Une façon nouvelle d’explorer la planète
Les rovers martiens traditionnels se limitent pour la plupart à des surfaces planes, mais de nombreuses régions martiennes scientifiquement intéressantes ne sont accessibles qu’en traversant des terrains très accidentés ou en descendant sous terre. Les chiens robots sont bien adaptés à de tels défis : même s’ils tombent, ils peuvent facilement se relever. Le projet BRAILLE (Biologic and Resource Analog Investigations in Low Light Environments) de la NASA a pour but d’étudier et de quantifier la diversité géologique et biologique dans les grottes martiennes (également appelées « tunnels de lave »), tout en développant des stratégies pour leur exploration dans une multitude de scénarios. Le robot Spot semble donc être un candidat de choix.
« Tomber ne signifie pas l’échec de la mission », ont déclaré les scientifiques lors de la présentation. « Grâce à des algorithmes de récupération, le robot peut se relever d’une multitude de chutes ». Un chien martien serait également environ 12 fois plus léger que les rovers actuels et serait capable de voyager beaucoup plus vite, atteignant des vitesses de marche normale de 5 km/h lors des tests. Pour mettre cela en perspective, le rover Curiosity roule sur la surface martienne à environ 0,14 km/h, indiquent les chercheurs.
Sur Mars, nous savons que les grottes pourraient offrir un abri aux futures colonies humaines, permettant une protection naturelle contre les rayons UV mortels, le froid extrême et les tempêtes de poussière intenses qui peuvent durer des semaines. Ces dernières sont parfois assez grandes pour être repérées par les télescopes terrestres, explique la NASA. Les grottes peuvent également abriter des preuves de vie provenant du lointain passé de Mars, ou même fournir un habitat pour des organismes vivant actuellement profondément sous terre.

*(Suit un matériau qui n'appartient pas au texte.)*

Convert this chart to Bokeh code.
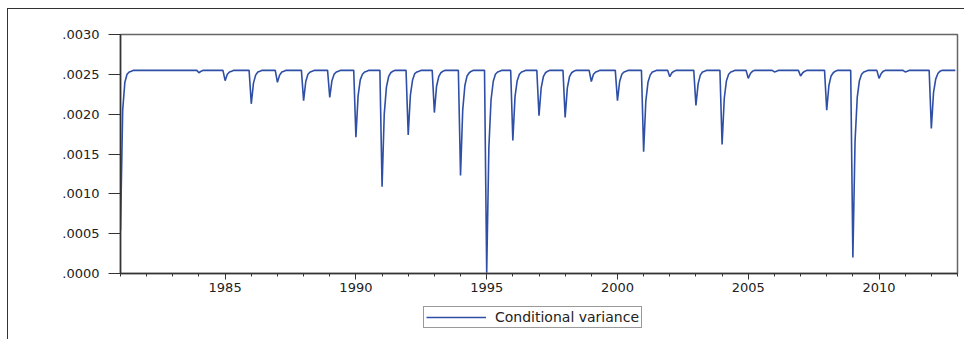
from bokeh.plotting import figure
from bokeh.layouts import column
from bokeh.models import (FixedTicker, CustomJSTickFormatter, Legend, LegendItem,
                          Range1d, ColumnDataSource, InlineStyleSheet)
from bokeh.embed import file_html
from bokeh.resources import INLINE

# ---- data (monthly conditional variance, units of 1e-4) ----
years = list(range(1981, 2013))
cond_var_e4 = [
    [5.4, 20.5, 24.0, 25.0, 25.3, 25.4, 25.5, 25.5, 25.5, 25.5, 25.5, 25.5],  # 1981
    [25.5, 25.5, 25.5, 25.5, 25.5, 25.5, 25.5, 25.5, 25.5, 25.5, 25.5, 25.5],  # 1982
    [25.5, 25.5, 25.5, 25.5, 25.5, 25.5, 25.5, 25.5, 25.5, 25.5, 25.5, 25.5],  # 1983
    [25.2, 25.4, 25.5, 25.5, 25.5, 25.5, 25.5, 25.5, 25.5, 25.5, 25.5, 25.5],  # 1984
    [24.2, 25.0, 25.3, 25.4, 25.5, 25.5, 25.5, 25.5, 25.5, 25.5, 25.5, 25.5],  # 1985
    [21.3, 23.9, 24.9, 25.3, 25.4, 25.5, 25.5, 25.5, 25.5, 25.5, 25.5, 25.5],  # 1986
    [24.0, 24.9, 25.3, 25.4, 25.5, 25.5, 25.5, 25.5, 25.5, 25.5, 25.5, 25.5],  # 1987
    [21.7, 24.1, 25.0, 25.3, 25.4, 25.5, 25.5, 25.5, 25.5, 25.5, 25.5, 25.5],  # 1988
    [22.1, 24.2, 25.0, 25.3, 25.4, 25.5, 25.5, 25.5, 25.5, 25.5, 25.5, 25.5],  # 1989
    [17.1, 22.3, 24.3, 25.0, 25.3, 25.4, 25.5, 25.5, 25.5, 25.5, 25.5, 25.5],  # 1990
    [10.9, 20.0, 23.4, 24.7, 25.2, 25.4, 25.5, 25.5, 25.5, 25.5, 25.5, 25.5],  # 1991
    [17.4, 22.4, 24.3, 25.1, 25.3, 25.4, 25.5, 25.5, 25.5, 25.5, 25.5, 25.5],  # 1992
    [20.2, 23.5, 24.7, 25.2, 25.4, 25.5, 25.5, 25.5, 25.5, 25.5, 25.5, 25.5],  # 1993
    [12.3, 20.5, 23.6, 24.8, 25.2, 25.4, 25.5, 25.5, 25.5, 25.5, 25.5, 25.5],  # 1994
    [0.1, 15.8, 21.8, 24.1, 25.0, 25.3, 25.4, 25.5, 25.5, 25.5, 25.5, 25.5],   # 1995
    [16.7, 22.2, 24.2, 25.0, 25.3, 25.4, 25.5, 25.5, 25.5, 25.5, 25.5, 25.5],  # 1996
    [19.8, 23.3, 24.7, 25.2, 25.4, 25.5, 25.5, 25.5, 25.5, 25.5, 25.5, 25.5],  # 1997
    [19.6, 23.3, 24.7, 25.2, 25.4, 25.5, 25.5, 25.5, 25.5, 25.5, 25.5, 25.5],  # 1998
    [24.1, 25.0, 25.3, 25.4, 25.5, 25.5, 25.5, 25.5, 25.5, 25.5, 25.5, 25.5],  # 1999
    [21.7, 24.1, 25.0, 25.3, 25.4, 25.5, 25.5, 25.5, 25.5, 25.5, 25.5, 25.5],  # 2000
    [15.3, 21.6, 24.0, 24.9, 25.3, 25.4, 25.5, 25.5, 25.5, 25.5, 25.5, 25.5],  # 2001
    [24.7, 25.2, 25.4, 25.5, 25.5, 25.5, 25.5, 25.5, 25.5, 25.5, 25.5, 25.5],  # 2002
    [21.1, 23.8, 24.9, 25.3, 25.4, 25.5, 25.5, 25.5, 25.5, 25.5, 25.5, 25.5],  # 2003
    [16.2, 22.0, 24.2, 25.0, 25.3, 25.4, 25.5, 25.5, 25.5, 25.5, 25.5, 25.5],  # 2004
    [24.5, 25.1, 25.4, 25.5, 25.5, 25.5, 25.5, 25.5, 25.5, 25.5, 25.5, 25.5],  # 2005
    [25.3, 25.4, 25.5, 25.5, 25.5, 25.5, 25.5, 25.5, 25.5, 25.5, 25.5, 25.5],  # 2006
    [24.8, 25.2, 25.4, 25.5, 25.5, 25.5, 25.5, 25.5, 25.5, 25.5, 25.5, 25.5],  # 2007
    [20.5, 23.6, 24.8, 25.2, 25.4, 25.5, 25.5, 25.5, 25.5, 25.5, 25.5, 25.5],  # 2008
    [2.0, 16.6, 22.1, 24.2, 25.0, 25.3, 25.4, 25.5, 25.5, 25.5, 25.5, 25.5],   # 2009
    [24.5, 25.1, 25.4, 25.5, 25.5, 25.5, 25.5, 25.5, 25.5, 25.5, 25.5, 25.5],  # 2010
    [25.3, 25.4, 25.5, 25.5, 25.5, 25.5, 25.5, 25.5, 25.5, 25.5, 25.5, 25.5],  # 2011
    [18.2, 22.7, 24.4, 25.1, 25.4, 25.5, 25.5, 25.5, 25.5, 25.5, 25.5, 25.5],  # 2012
]
x_major_ticks = [1985, 1990, 1995, 2000, 2005, 2010]
x_minor_ticks = list(range(1981, 2014))
y_ticks = [0.0, 0.0005, 0.0010, 0.0015, 0.0020, 0.0025, 0.0030]
y_tick_labels = [".0000", ".0005", ".0010", ".0015", ".0020", ".0025", ".0030"]
series_label = "Conditional variance"

# ---- build series ----
xs, ys = [], []
for yr, row in zip(years, cond_var_e4):
    for m, v in enumerate(row):
        xs.append(yr + m / 12.0)
        ys.append(v * 1e-4)
src = ColumnDataSource(dict(x=xs, y=ys))

FONT = "DejaVu Sans"
LINE_COLOR = "#2f4fa6"
LINE_WIDTH = 1.6

# ---- main chart ----
p = figure(width=964, height=298, output_backend="svg", toolbar_location=None,
           x_range=Range1d(1981, 2013), y_range=Range1d(0, 0.003),
           min_border_left=120, min_border_right=7, min_border_top=34,
           min_border_bottom=25)
p.background_fill_color = "white"
p.border_fill_color = "white"
p.outline_line_color = "#666666"
p.outline_line_width = 1.5
p.xgrid.visible = False
p.ygrid.visible = False

r = p.line("x", "y", source=src, line_color=LINE_COLOR, line_width=LINE_WIDTH)

xa = p.xaxis[0]
xa.ticker = FixedTicker(ticks=x_major_ticks, minor_ticks=x_minor_ticks)
xa.axis_line_color = "#333333"
xa.axis_line_width = 1.5
xa.major_tick_out = 6
xa.major_tick_in = 0
xa.minor_tick_out = 3
xa.minor_tick_in = 0
xa.major_tick_line_color = "#333333"
xa.minor_tick_line_color = "#333333"
xa.major_label_standoff = 3
xa.major_label_text_font = FONT
xa.major_label_text_font_size = "13px"
xa.major_label_text_color = "#222222"

ya = p.yaxis[0]
ya.ticker = FixedTicker(ticks=y_ticks)
ya.formatter = CustomJSTickFormatter(
    args=dict(yt=y_ticks, yl=y_tick_labels),
    code="const i = yt.findIndex(t => Math.abs(t - tick) < 1e-9); return i >= 0 ? yl[i] : '';")
ya.axis_line_color = "#333333"
ya.axis_line_width = 1.5
ya.major_tick_out = 12
ya.major_tick_in = 0
ya.minor_tick_line_color = None
ya.major_tick_line_color = "#333333"
ya.major_label_standoff = 9
ya.major_label_text_font = FONT
ya.major_label_text_font_size = "13px"
ya.major_label_text_color = "#222222"

# ---- legend strip (separate small figure under the chart) ----
q = figure(width=964, height=41, output_backend="svg", toolbar_location=None,
           x_range=Range1d(0, 1), y_range=Range1d(0, 1),
           min_border_left=0, min_border_right=0, min_border_top=0,
           min_border_bottom=0, x_axis_type=None, y_axis_type=None)
q.outline_line_color = None
q.xgrid.visible = False
q.ygrid.visible = False
q.background_fill_color = "white"
q.border_fill_color = "white"
# same series, entirely outside this strip's ranges: only its legend key shows
key = q.line("x", "y", source=src, line_color=LINE_COLOR, line_width=LINE_WIDTH)

legend = Legend(items=[LegendItem(label=series_label, renderers=[key])],
                location=(303, 11), orientation="horizontal",
                border_line_color="#333333", border_line_width=1.2,
                background_fill_alpha=1.0, padding=2, margin=0,
                glyph_width=60, glyph_height=12, label_height=12,
                label_standoff=9, label_text_font=FONT,
                label_text_font_size="14px", label_text_color="#222222")
q.add_layout(legend)

frame_css = InlineStyleSheet(css="""
:host { position: relative; }
:host::after {
  content: ""; position: absolute; left: 7px; top: 8px; right: 0px; bottom: 0px;
  border-top: 1.5px solid #333; border-left: 1.5px solid #333;
  pointer-events: none; z-index: 5;
}
""")
page = column(p, q, spacing=0, stylesheets=[frame_css])

open("out.html", "w").write(file_html(page, INLINE))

Des robots sur pattes comme Spot, capables d’évoluer autour des rochers, de s’abaisser dans les grottes et choisir un chemin de façon autonome — tout en recueillant des mesures et en dressant une carte de ce qu’ils « voient » — pourraient offrir aux scientifiques de nouvelles possibilités de détecter des signes de vie. Le chien robot martien autonome, baptisé « Au-Spot », est donc une version modifiée de Spot dans un but d’exploration de ces environnements. Plus de 60 scientifiques et ingénieurs de l’équipe de la Collaborative SubTerranean Autonomous Resilient Robots (CoSTAR) ont équipé Au-Spot de capteurs et de logiciels en réseau pour l’aider à scanner, naviguer et cartographier son environnement de manière sûre et autonome.
Système Lidar et intelligence artificielle
Au-Spot traite les données reçues d’un système Lidar (télédétection par impulsions laser), de capteurs visuels, thermiques et de mouvement, pour créer des cartes 3D de son environnement. Il utilise également l’IA pour comprendre quelles structures éviter et pour identifier les objets pouvant présenter un intérêt scientifique, tandis qu’un module de communication permet au robot de transférer des données à la surface pendant qu’il explore le sous-sol.
Actuellement, les membres de l’équipe CoSTAR testent Au-Spot dans toute une série de courses d’obstacles, en le faisant traverser des tunnels et des couloirs, monter des escaliers et des rampes, et dans des lieux extérieurs qui imitent les paysages martiens, comme les tunnels de lave en Californie du Nord. Ces essais montrent que le robot chien est, conformément aux attentes, capable de se déplacer autour des rochers et cartographier les grottes profondes.
« Ces possibilités de déplacement pourraient un jour permettre de réaliser des missions scientifiques révolutionnaires à la surface et dans le sous-sol martien, repoussant ainsi les limites de la capacité de la NASA à explorer des sites traditionnellement inaccessibles », ont déclaré les chercheurs à l’AGU.